In the latest incident, the perceived state of Slovakia’s judiciary along with the rather low public trust in he courts perhaps explains why Šútovec is picking on this particular profession.

Nevertheless, Šútovec himself explained his inspiration to Sme on July 31, saying that “this country has been, in the long term, run by people who wear the JUDr title in front of their names”.

Perhaps it would have been a better option for the bar association to refrain from issuing an official stand on what amounts to a piggy cartoon. Calling it a “dangerous expression, by which a group of people is being slandered only due to their education”, may be a little over the top.
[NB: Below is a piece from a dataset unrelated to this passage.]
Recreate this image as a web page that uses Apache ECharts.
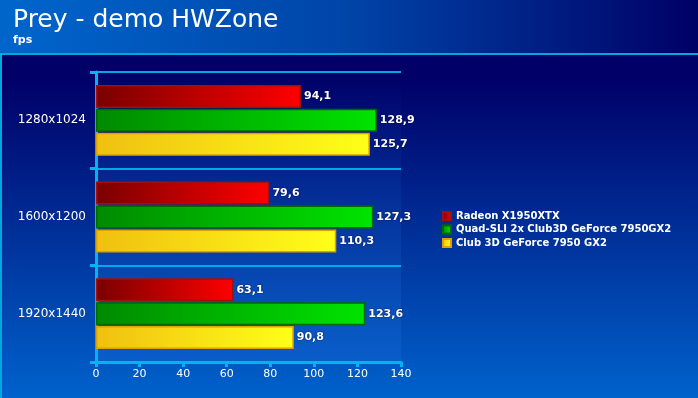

Perhaps those who felt frustrated by the tediously long process of filling the country’s long vacant general prosecutor position did have a bitter-sweet laugh over the cartoon, and did not view it as slandering a particular profession.

It is likely that those who find it hard to comprehend how Slovakia, with all its corruption problems, finds it so difficult to send senior officials suspected of corruption behind bars also found the cartoon on point.

The cartoon might have given some satisfaction to those who were outraged by the tendency of the courts letting alleged gang members go free once the term of their pretrial custody elapses without the courts producing any verdict. But these are old stories about Slovakia’s judiciary.

In responding to the bar’s request for an apology, Matúš Kostolný, the editor-in-chief of Sme, said the cartoon could not slander the lawyers since they are doing it “more intensively on their own”. Without many lawyers damaging the reputation of their profession, this cartoon would not be humorous, Kostolný said in Sme.

Doubtlessly, Slovakia has many excellent lawyers including those fighting for human rights or people who stand behind clients who have been sued for expressing their opinion and in some cases drawing cartoons that hit the raw nerve of politicians.

Ironically, they were likely the ones least concerned about the piggy cartoon and most concerned with the bar association’s response.